-- Begin --
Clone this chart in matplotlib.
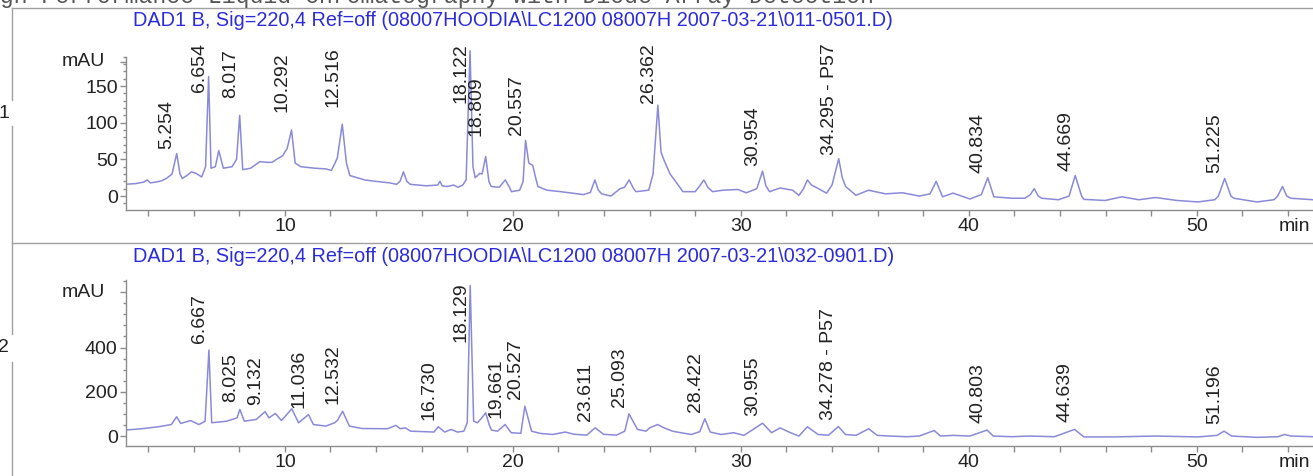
import numpy as np
import matplotlib
matplotlib.use('Agg')
import matplotlib.pyplot as plt
from matplotlib.lines import Line2D
from matplotlib.ticker import FixedLocator

plt.rcParams['font.family'] = ['Liberation Sans', 'DejaVu Sans']

W, H = 1313, 476

header = 'High Performance Liquid Chromatography with Diode Array Detection'
title1 = 'DAD1 B, Sig=220,4 Ref=off (08007HOODIA\\LC1200 08007H 2007-03-21\\011-0501.D)'
title2 = 'DAD1 B, Sig=220,4 Ref=off (08007HOODIA\\LC1200 08007H 2007-03-21\\032-0901.D)'

# run 1 (011-0501.D): time (min), signal (mAU)
trace1 = np.array([
    (2.95, 16), (3.45, 17), (3.8, 19), (3.96, 22), (4.1, 18), (4.42, 19.5), (4.6, 21), (4.8, 24),
    (5.05, 30), (5.254, 58), (5.40, 30), (5.5, 24), (5.7, 28), (5.9, 33), (6.1, 31), (6.35, 26),
    (6.52, 40), (6.654, 163), (6.76, 38), (6.95, 40), (7.1, 62), (7.3, 38), (7.68, 40), (7.88, 50),
    (8.017, 110), (8.15, 36), (8.5, 38), (8.9, 47), (9.2, 46), (9.44, 46), (9.63, 50), (9.9, 55),
    (10.1, 65), (10.292, 90), (10.45, 45), (10.7, 40), (11.3, 38), (11.8, 37), (12.04, 35), (12.2, 45),
    (12.3, 52), (12.516, 98), (12.7, 45), (12.85, 28), (13.5, 22), (14.0, 20), (14.6, 18), (14.9, 16),
    (15.05, 20), (15.2, 33), (15.35, 20), (15.5, 16), (16.2, 14), (16.7, 15), (16.8, 20), (16.9, 14),
    (17.1, 13), (17.4, 15), (17.6, 12), (17.8, 15), (17.95, 22), (18.122, 198), (18.25, 40), (18.35, 25),
    (18.55, 31), (18.65, 30), (18.809, 54), (18.95, 20), (19.05, 13), (19.4, 12), (19.67, 22), (19.85, 12),
    (19.94, 6), (20.3, 8), (20.45, 20), (20.557, 76), (20.7, 45), (20.87, 42), (21.0, 25), (21.1, 13),
    (21.5, 8), (22.1, 6), (22.6, 4), (23.1, 2), (23.4, 5), (23.6, 22), (23.75, 8), (23.9, 3),
    (24.3, 0), (24.7, 10), (24.9, 12), (25.1, 22), (25.3, 10), (25.4, 6), (25.96, 8), (26.15, 30),
    (26.362, 124), (26.5, 60), (26.63, 49), (26.9, 30), (27.09, 22), (27.46, 6), (28.0, 6), (28.2, 14),
    (28.38, 22), (28.55, 12), (28.76, 6), (29.22, 8), (29.87, 9), (30.24, 4.5), (30.7, 10), (30.954, 34),
    (31.1, 14), (31.26, 6), (31.72, 11), (32.27, 8), (32.55, 1), (32.75, 10), (32.92, 22), (33.1, 15),
    (33.29, 12), (33.76, 4), (34.0, 15), (34.295, 51), (34.45, 25), (34.6, 13), (35.05, 1), (35.6, 8),
    (36.35, 3), (37.09, 4.5), (37.83, 0), (38.3, 3), (38.57, 20), (38.85, -1), (39.31, 4), (40.05, -4),
    (40.55, 2), (40.834, 25), (41.1, -1), (41.9, -3), (42.46, -3), (42.7, 2), (42.87, 10), (43.05, 0),
    (43.2, -3), (43.94, -5), (44.4, 0), (44.669, 28), (44.95, 0), (45.05, -4.5), (45.98, -6), (46.72, -1),
    (47.46, -5), (48.2, -2), (49.13, -6), (50.05, -8), (50.79, -5), (50.95, 0), (51.225, 24), (51.5, 0),
    (51.63, -3), (52.64, -8), (53.39, -5), (53.55, 0), (53.76, 13), (53.95, 0), (54.13, -3), (55.1, -5),
])

# run 2 (032-0901.D)
trace2 = np.array([
    (2.98, 27), (3.72, 33), (4.46, 42), (5.02, 52), (5.25, 87), (5.43, 57), (5.86, 70), (6.23, 52),
    (6.5, 67), (6.667, 388), (6.79, 60), (7.44, 67), (7.9, 82), (8.025, 120), (8.22, 67), (8.74, 75),
    (9.132, 110), (9.3, 82), (9.58, 102), (9.85, 70), (10.3, 123), (10.6, 60), (11.036, 97), (11.25, 52),
    (11.8, 45), (12.18, 60), (12.3, 70), (12.532, 112), (12.83, 45), (13.38, 34), (14.5, 33), (14.87, 48),
    (15.06, 33), (15.28, 37), (15.52, 22), (16.54, 18), (16.73, 42), (17.01, 18), (17.29, 30), (17.57, 18),
    (17.85, 22), (18.0, 60), (18.129, 680), (18.28, 67), (18.45, 60), (18.62, 80), (18.81, 105), (18.96, 52),
    (19.06, 27), (19.33, 22), (19.661, 52), (19.93, 15), (20.35, 12), (20.527, 135), (20.82, 22), (21.19, 12),
    (21.75, 7), (22.3, 18), (22.68, 8), (23.24, 4), (23.611, 37), (23.98, 8), (24.54, 4), (24.91, 22),
    (25.093, 100), (25.47, 30), (25.84, 22), (26.0, 37), (26.35, 52), (26.63, 37), (27.0, 22), (27.37, 15),
    (27.83, 7), (28.2, 20), (28.422, 78), (28.66, 18), (29.13, 7), (29.68, 15), (30.14, 3), (30.955, 58),
    (31.35, 15), (31.72, 37), (32.18, 15), (32.55, 0), (32.92, 42), (33.39, 7), (33.85, 4), (34.278, 43),
    (34.59, 7), (35.05, 3), (35.61, 33), (35.98, 3), (36.53, 0), (37.27, -3), (37.83, 0), (38.48, 25),
    (38.76, 0), (39.31, 3), (40.05, 0), (40.803, 27), (41.07, 0), (41.9, -3), (42.64, 0), (43.76, -3),
    (44.639, 30), (45.05, -4), (46.35, -4), (48.2, 0), (50.05, -4), (50.89, 3), (51.196, 22), (51.53, 0),
    (52.64, -6), (53.57, -3), (53.85, 7), (54.13, 0), (55.1, -3),
])

labels1 = ['5.254', '6.654', '8.017', '10.292', '12.516', '18.122', '18.809', '20.557', '26.362',
           '30.954', '34.295 - P57', '40.834', '44.669', '51.225']
labels2 = ['6.667', '8.025', '9.132', '11.036', '12.532', '16.730', '18.129', '19.661', '20.527',
           '23.611', '25.093', '28.422', '30.955', '34.278 - P57', '40.803', '44.639', '51.196']

yticks1 = [0, 50, 100, 150]
yticks2 = [0, 200, 400]

line_col = '#8a8ad8'
axis_col = '#8c8c8c'
text_col = '#222222'
blue = '#2b2bdc'


def box(left, top, right, bottom):
    return [left / W, 1 - bottom / H, (right - left) / W, (bottom - top) / H]


fig = plt.figure(figsize=(W / 100, H / 100), dpi=100)
ax1 = fig.add_axes(box(126, 49.4, 1313, 210))
ax2 = fig.add_axes(box(126, 280, 1313, 446))


def style(ax, ylim, yticks, mau, minor, ytop):
    ax.set_xlim(3.03, 55.1)
    ax.set_ylim(*ylim)
    for s in ['top', 'right']:
        ax.spines[s].set_visible(False)
    for s in ['left', 'bottom']:
        ax.spines[s].set_color(axis_col)
        ax.spines[s].set_linewidth(1.0)
    ax.spines['left'].set_bounds(ylim[0], ytop)
    xt = np.arange(4, 56, 2)
    ax.set_xticks(xt)
    ax.set_xticklabels([str(x) if x % 10 == 0 else '' for x in xt])
    ax.set_yticks(yticks + [mau])
    ax.set_yticklabels([str(y) for y in yticks] + [''])
    ax.yaxis.set_minor_locator(FixedLocator(minor))
    ax.tick_params(axis='both', which='both', direction='out', color=axis_col,
                   labelsize=14, labelcolor=text_col, width=1.0)
    ax.tick_params(axis='x', length=4.5, pad=1.5)
    ax.tick_params(axis='y', which='major', length=4.5, pad=1.5)
    ax.tick_params(axis='y', which='minor', length=2.5)
    ax.annotate('mAU', xy=(0, mau), xycoords=ax.get_yaxis_transform(),
                xytext=(-21, 0), textcoords='offset pixels', ha='right', va='center',
                fontsize=14, color=text_col)
    ax.annotate('min', xy=(53.6, 0), xycoords=ax.get_xaxis_transform(),
                xytext=(0, -6), textcoords='offset points', ha='left', va='top',
                fontsize=14, color=text_col)


style(ax1, (-19, 200), yticks1, 183, np.arange(-10, 191, 10), 190)
style(ax2, (-45, 705), yticks2, 650, np.arange(0, 701, 50), 703)

ax1.plot(trace1[:, 0], trace1[:, 1], color=line_col, lw=1.1)
ax2.plot(trace2[:, 0], trace2[:, 1], color=line_col, lw=1.1)


def mark_peaks(ax, trace, names, rise, extra):
    out = []
    for s in names:
        rt = float(s.split()[0])
        dy = rise + extra.get(s, 0)
        a = ax.annotate(s, xy=(rt, np.interp(rt, trace[:, 0], trace[:, 1])),
                        xytext=(-1, dy), textcoords='offset pixels', rotation=90,
                        ha='right', va='bottom', fontsize=14, color=text_col)
        out.append((a, dy))
    return out


anns1 = mark_peaks(ax1, trace1, labels1, 5, {'8.017': 12, '10.292': 13, '12.516': 12, '18.809': 15})
anns2 = mark_peaks(ax2, trace2, labels2, 7, {})

# titles, frame and header
fig.text(133 / W, 1 - 20 / H, title1, color=blue, fontsize=14.3, ha='left', va='center')
fig.text(133 / W, 1 - 257 / H, title2, color=blue, fontsize=14.3, ha='left', va='center')
fig.text(-28 / W, 1 - 3 / H, header, family='Liberation Mono', fontsize=16.7,
         color='#555555', ha='left', va='baseline')

frame = dict(transform=fig.transFigure, color='#a0a0a0', lw=1.0)
fig.add_artist(Line2D([12 / W, 1], [1 - 8 / H, 1 - 8 / H], **frame))
fig.add_artist(Line2D([12 / W, 1], [1 - 243 / H, 1 - 243 / H], **frame))
for y0, y1 in [(8, 100), (126, 334), (362, 476)]:
    fig.add_artist(Line2D([12 / W, 12 / W], [1 - y0 / H, 1 - y1 / H], **frame))
fig.text(9 / W, 1 - 113 / H, '1', fontsize=14, color=text_col, ha='right', va='center')
fig.text(9 / W, 1 - 348 / H, '2', fontsize=14, color=text_col, ha='right', va='center')

# keep peak labels from running above the top of each panel
fig.canvas.draw()
for anns, cap in [(anns1, 43), (anns2, 282)]:
    for a, dy in anns:
        over = a.get_window_extent().y1 - (H - cap)
        if over > 0:
            a.xyann = (-1, dy - over)

fig.savefig('out.png', dpi=100)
-- End --
What this task involves | From the top of the listing above, repeat each line exactly until you reach the line containing "title2 = 'DAD1", and repeat that one too. Leave the pictures out.

Exercise solution |
Clone this chart in matplotlib.
import numpy as np
import matplotlib
matplotlib.use('Agg')
import matplotlib.pyplot as plt
from matplotlib.lines import Line2D
from matplotlib.ticker import FixedLocator

plt.rcParams['font.family'] = ['Liberation Sans', 'DejaVu Sans']

W, H = 1313, 476

header = 'High Performance Liquid Chromatography with Diode Array Detection'
title1 = 'DAD1 B, Sig=220,4 Ref=off (08007HOODIA\\LC1200 08007H 2007-03-21\\011-0501.D)'
title2 = 'DAD1 B, Sig=220,4 Ref=off (08007HOODIA\\LC1200 08007H 2007-03-21\\032-0901.D)'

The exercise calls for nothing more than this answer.